--- Raw data ---

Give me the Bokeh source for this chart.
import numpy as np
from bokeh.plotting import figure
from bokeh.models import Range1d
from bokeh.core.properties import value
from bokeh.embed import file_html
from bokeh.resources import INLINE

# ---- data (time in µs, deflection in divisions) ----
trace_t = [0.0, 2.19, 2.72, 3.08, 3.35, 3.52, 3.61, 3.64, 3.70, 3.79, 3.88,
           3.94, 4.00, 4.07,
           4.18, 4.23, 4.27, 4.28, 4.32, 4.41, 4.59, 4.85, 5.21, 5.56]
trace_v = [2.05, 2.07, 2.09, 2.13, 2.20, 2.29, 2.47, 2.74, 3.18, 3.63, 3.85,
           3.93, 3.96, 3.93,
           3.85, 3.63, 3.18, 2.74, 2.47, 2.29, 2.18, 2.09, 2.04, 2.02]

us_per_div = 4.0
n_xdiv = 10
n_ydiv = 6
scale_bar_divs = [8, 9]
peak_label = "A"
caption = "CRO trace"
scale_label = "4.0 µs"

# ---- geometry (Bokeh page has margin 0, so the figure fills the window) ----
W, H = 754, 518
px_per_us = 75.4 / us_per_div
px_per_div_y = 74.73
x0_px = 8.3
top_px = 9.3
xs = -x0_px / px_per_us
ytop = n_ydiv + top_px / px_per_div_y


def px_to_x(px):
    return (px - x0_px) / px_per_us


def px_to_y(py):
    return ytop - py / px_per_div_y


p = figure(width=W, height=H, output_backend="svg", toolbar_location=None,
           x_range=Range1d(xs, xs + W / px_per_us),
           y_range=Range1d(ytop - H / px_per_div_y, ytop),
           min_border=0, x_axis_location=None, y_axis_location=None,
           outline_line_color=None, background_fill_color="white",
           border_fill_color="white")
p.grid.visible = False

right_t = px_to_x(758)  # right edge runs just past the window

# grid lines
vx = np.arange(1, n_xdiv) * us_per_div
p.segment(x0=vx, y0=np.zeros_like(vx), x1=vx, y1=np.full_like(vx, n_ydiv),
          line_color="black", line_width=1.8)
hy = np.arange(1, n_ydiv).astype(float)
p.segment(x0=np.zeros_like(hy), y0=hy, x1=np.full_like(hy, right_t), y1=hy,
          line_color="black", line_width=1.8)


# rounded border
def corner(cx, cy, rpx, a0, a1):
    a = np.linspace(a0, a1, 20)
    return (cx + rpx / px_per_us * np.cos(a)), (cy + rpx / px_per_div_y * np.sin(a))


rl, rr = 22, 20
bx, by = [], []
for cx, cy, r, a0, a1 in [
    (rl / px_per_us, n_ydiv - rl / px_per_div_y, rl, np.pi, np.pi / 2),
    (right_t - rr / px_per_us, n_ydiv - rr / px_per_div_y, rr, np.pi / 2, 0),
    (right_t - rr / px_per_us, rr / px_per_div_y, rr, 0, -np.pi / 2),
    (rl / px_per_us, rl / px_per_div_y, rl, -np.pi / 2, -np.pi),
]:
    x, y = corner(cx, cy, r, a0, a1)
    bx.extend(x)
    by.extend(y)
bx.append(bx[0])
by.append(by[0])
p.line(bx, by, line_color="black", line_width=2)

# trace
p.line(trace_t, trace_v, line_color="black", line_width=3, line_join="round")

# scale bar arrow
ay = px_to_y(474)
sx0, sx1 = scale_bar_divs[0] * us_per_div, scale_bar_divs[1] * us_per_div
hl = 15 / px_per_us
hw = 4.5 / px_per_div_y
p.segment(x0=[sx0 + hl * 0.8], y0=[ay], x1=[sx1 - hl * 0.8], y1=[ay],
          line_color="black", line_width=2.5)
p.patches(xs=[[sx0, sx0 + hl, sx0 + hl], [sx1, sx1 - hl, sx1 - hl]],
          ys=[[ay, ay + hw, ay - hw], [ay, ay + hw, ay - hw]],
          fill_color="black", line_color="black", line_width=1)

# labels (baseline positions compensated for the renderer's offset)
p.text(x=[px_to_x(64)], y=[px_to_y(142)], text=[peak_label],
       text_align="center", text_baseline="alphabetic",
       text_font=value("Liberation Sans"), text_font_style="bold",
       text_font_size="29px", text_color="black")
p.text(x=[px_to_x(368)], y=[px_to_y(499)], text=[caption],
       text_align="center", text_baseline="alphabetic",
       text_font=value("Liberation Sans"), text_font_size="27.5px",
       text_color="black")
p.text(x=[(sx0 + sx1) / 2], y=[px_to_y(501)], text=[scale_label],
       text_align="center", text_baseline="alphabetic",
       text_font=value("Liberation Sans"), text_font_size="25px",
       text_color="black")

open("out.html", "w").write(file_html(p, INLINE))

---

◆ **Task goal**: Retype the listing exactly, in full.

◆ **Full solution**:
Give me the Bokeh source for this chart.
import numpy as np
from bokeh.plotting import figure
from bokeh.models import Range1d
from bokeh.core.properties import value
from bokeh.embed import file_html
from bokeh.resources import INLINE

# ---- data (time in µs, deflection in divisions) ----
trace_t = [0.0, 2.19, 2.72, 3.08, 3.35, 3.52, 3.61, 3.64, 3.70, 3.79, 3.88,
           3.94, 4.00, 4.07,
           4.18, 4.23, 4.27, 4.28, 4.32, 4.41, 4.59, 4.85, 5.21, 5.56]
trace_v = [2.05, 2.07, 2.09, 2.13, 2.20, 2.29, 2.47, 2.74, 3.18, 3.63, 3.85,
           3.93, 3.96, 3.93,
           3.85, 3.63, 3.18, 2.74, 2.47, 2.29, 2.18, 2.09, 2.04, 2.02]

us_per_div = 4.0
n_xdiv = 10
n_ydiv = 6
scale_bar_divs = [8, 9]
peak_label = "A"
caption = "CRO trace"
scale_label = "4.0 µs"

# ---- geometry (Bokeh page has margin 0, so the figure fills the window) ----
W, H = 754, 518
px_per_us = 75.4 / us_per_div
px_per_div_y = 74.73
x0_px = 8.3
top_px = 9.3
xs = -x0_px / px_per_us
ytop = n_ydiv + top_px / px_per_div_y


def px_to_x(px):
    return (px - x0_px) / px_per_us


def px_to_y(py):
    return ytop - py / px_per_div_y


p = figure(width=W, height=H, output_backend="svg", toolbar_location=None,
           x_range=Range1d(xs, xs + W / px_per_us),
           y_range=Range1d(ytop - H / px_per_div_y, ytop),
           min_border=0, x_axis_location=None, y_axis_location=None,
           outline_line_color=None, background_fill_color="white",
           border_fill_color="white")
p.grid.visible = False

right_t = px_to_x(758)  # right edge runs just past the window

# grid lines
vx = np.arange(1, n_xdiv) * us_per_div
p.segment(x0=vx, y0=np.zeros_like(vx), x1=vx, y1=np.full_like(vx, n_ydiv),
          line_color="black", line_width=1.8)
hy = np.arange(1, n_ydiv).astype(float)
p.segment(x0=np.zeros_like(hy), y0=hy, x1=np.full_like(hy, right_t), y1=hy,
          line_color="black", line_width=1.8)


# rounded border
def corner(cx, cy, rpx, a0, a1):
    a = np.linspace(a0, a1, 20)
    return (cx + rpx / px_per_us * np.cos(a)), (cy + rpx / px_per_div_y * np.sin(a))


rl, rr = 22, 20
bx, by = [], []
for cx, cy, r, a0, a1 in [
    (rl / px_per_us, n_ydiv - rl / px_per_div_y, rl, np.pi, np.pi / 2),
    (right_t - rr / px_per_us, n_ydiv - rr / px_per_div_y, rr, np.pi / 2, 0),
    (right_t - rr / px_per_us, rr / px_per_div_y, rr, 0, -np.pi / 2),
    (rl / px_per_us, rl / px_per_div_y, rl, -np.pi / 2, -np.pi),
]:
    x, y = corner(cx, cy, r, a0, a1)
    bx.extend(x)
    by.extend(y)
bx.append(bx[0])
by.append(by[0])
p.line(bx, by, line_color="black", line_width=2)

# trace
p.line(trace_t, trace_v, line_color="black", line_width=3, line_join="round")

# scale bar arrow
ay = px_to_y(474)
sx0, sx1 = scale_bar_divs[0] * us_per_div, scale_bar_divs[1] * us_per_div
hl = 15 / px_per_us
hw = 4.5 / px_per_div_y
p.segment(x0=[sx0 + hl * 0.8], y0=[ay], x1=[sx1 - hl * 0.8], y1=[ay],
          line_color="black", line_width=2.5)
p.patches(xs=[[sx0, sx0 + hl, sx0 + hl], [sx1, sx1 - hl, sx1 - hl]],
          ys=[[ay, ay + hw, ay - hw], [ay, ay + hw, ay - hw]],
          fill_color="black", line_color="black", line_width=1)

# labels (baseline positions compensated for the renderer's offset)
p.text(x=[px_to_x(64)], y=[px_to_y(142)], text=[peak_label],
       text_align="center", text_baseline="alphabetic",
       text_font=value("Liberation Sans"), text_font_style="bold",
       text_font_size="29px", text_color="black")
p.text(x=[px_to_x(368)], y=[px_to_y(499)], text=[caption],
       text_align="center", text_baseline="alphabetic",
       text_font=value("Liberation Sans"), text_font_size="27.5px",
       text_color="black")
p.text(x=[(sx0 + sx1) / 2], y=[px_to_y(501)], text=[scale_label],
       text_align="center", text_baseline="alphabetic",
       text_font=value("Liberation Sans"), text_font_size="25px",
       text_color="black")

open("out.html", "w").write(file_html(p, INLINE))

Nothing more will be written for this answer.